• _REQUEST_:
Retype exactly the lines from the first one through the line with "import matplotlib.patheffects as pe", including both ends; skip any pictures.

Entries with chart source code
┌──
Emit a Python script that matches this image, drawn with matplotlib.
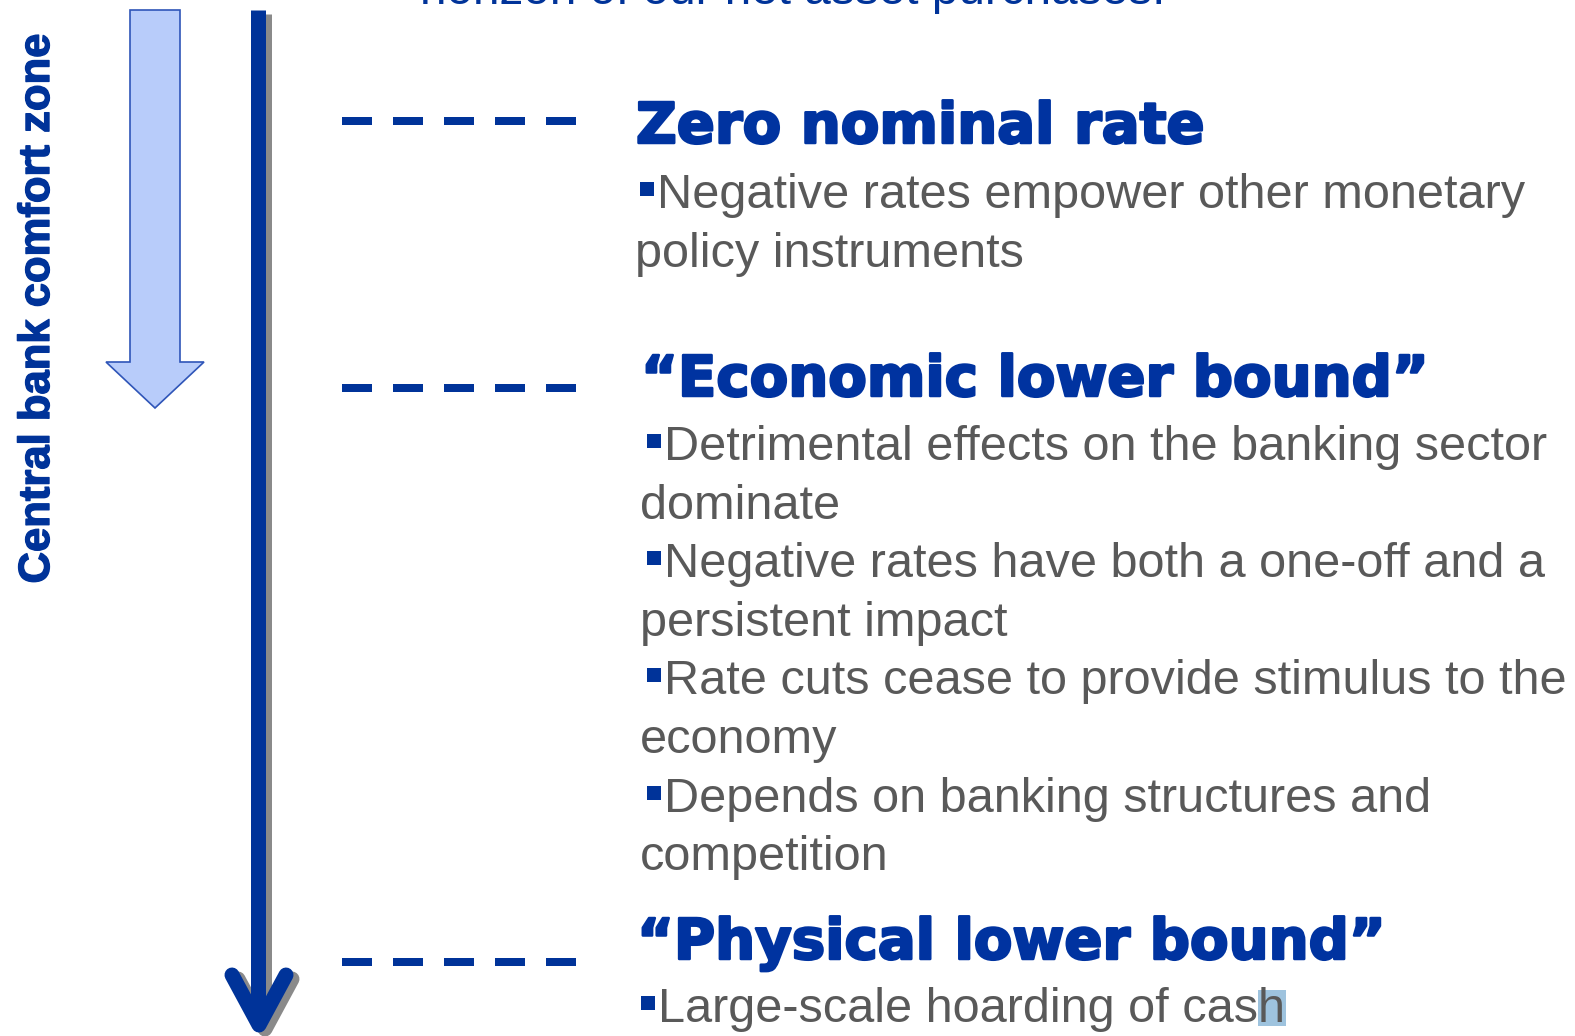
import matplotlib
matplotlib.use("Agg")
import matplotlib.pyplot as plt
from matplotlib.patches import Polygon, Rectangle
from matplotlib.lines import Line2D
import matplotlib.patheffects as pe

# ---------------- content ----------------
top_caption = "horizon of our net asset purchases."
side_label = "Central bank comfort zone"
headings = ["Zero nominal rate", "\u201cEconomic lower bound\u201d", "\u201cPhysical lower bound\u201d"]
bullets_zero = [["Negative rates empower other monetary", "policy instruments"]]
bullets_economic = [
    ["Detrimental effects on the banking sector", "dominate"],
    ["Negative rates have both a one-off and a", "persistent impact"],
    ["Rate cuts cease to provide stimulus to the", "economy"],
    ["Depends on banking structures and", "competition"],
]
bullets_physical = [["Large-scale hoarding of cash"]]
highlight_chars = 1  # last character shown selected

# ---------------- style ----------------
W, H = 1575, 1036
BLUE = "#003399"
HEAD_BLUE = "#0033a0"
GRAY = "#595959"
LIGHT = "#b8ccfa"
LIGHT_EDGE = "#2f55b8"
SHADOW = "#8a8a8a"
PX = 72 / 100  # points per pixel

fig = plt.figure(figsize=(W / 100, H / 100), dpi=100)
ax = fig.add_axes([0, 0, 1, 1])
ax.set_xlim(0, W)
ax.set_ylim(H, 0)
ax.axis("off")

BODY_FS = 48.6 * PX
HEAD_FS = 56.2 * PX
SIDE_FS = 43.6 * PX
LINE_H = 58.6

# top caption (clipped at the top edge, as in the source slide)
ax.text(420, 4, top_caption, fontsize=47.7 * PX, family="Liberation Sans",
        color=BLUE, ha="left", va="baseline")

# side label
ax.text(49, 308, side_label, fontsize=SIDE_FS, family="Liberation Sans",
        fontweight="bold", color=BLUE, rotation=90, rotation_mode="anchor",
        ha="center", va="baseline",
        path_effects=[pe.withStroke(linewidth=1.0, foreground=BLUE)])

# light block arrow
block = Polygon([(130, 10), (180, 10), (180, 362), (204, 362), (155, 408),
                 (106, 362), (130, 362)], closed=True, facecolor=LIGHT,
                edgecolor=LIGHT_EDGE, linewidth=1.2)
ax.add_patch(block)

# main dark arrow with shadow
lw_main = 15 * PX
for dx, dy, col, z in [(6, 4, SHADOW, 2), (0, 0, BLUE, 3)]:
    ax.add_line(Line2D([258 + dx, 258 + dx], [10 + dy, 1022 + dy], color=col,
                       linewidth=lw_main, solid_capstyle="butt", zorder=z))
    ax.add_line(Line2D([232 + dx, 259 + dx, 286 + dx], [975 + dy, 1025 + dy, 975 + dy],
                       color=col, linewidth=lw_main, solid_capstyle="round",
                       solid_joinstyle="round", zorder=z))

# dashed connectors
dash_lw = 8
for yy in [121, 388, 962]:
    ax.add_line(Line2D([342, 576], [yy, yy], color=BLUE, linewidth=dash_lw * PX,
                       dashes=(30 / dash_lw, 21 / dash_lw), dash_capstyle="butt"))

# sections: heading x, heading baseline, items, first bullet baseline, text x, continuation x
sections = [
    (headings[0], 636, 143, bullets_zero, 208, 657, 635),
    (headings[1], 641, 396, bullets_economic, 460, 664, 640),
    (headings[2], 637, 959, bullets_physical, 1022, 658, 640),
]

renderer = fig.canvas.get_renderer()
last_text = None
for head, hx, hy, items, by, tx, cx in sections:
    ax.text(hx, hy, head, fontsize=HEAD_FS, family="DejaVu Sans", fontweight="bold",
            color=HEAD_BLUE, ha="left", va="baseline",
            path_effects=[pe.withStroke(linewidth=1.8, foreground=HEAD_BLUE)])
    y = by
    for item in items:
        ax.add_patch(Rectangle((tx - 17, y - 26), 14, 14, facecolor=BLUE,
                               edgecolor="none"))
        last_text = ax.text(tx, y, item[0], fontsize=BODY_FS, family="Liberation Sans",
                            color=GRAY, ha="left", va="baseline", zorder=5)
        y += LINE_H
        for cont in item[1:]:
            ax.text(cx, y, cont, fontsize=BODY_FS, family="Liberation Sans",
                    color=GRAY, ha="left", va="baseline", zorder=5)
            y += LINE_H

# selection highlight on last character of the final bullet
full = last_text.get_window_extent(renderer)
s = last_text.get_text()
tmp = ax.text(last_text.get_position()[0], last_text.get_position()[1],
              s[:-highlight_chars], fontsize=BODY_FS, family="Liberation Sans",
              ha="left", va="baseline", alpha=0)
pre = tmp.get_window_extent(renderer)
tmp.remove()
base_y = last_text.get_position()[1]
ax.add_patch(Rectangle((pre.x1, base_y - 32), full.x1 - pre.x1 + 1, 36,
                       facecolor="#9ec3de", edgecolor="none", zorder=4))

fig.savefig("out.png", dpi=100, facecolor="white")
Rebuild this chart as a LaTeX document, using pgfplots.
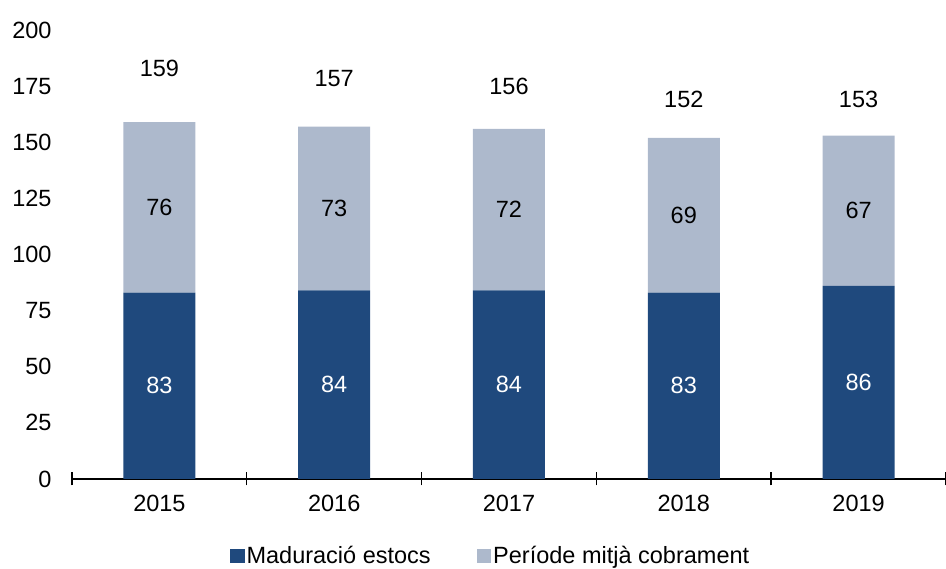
└──
• _WORKED SOLUTION_:
Emit a Python script that matches this image, drawn with matplotlib.
import matplotlib
matplotlib.use("Agg")
import matplotlib.pyplot as plt
from matplotlib.patches import Polygon, Rectangle
from matplotlib.lines import Line2D
import matplotlib.patheffects as pe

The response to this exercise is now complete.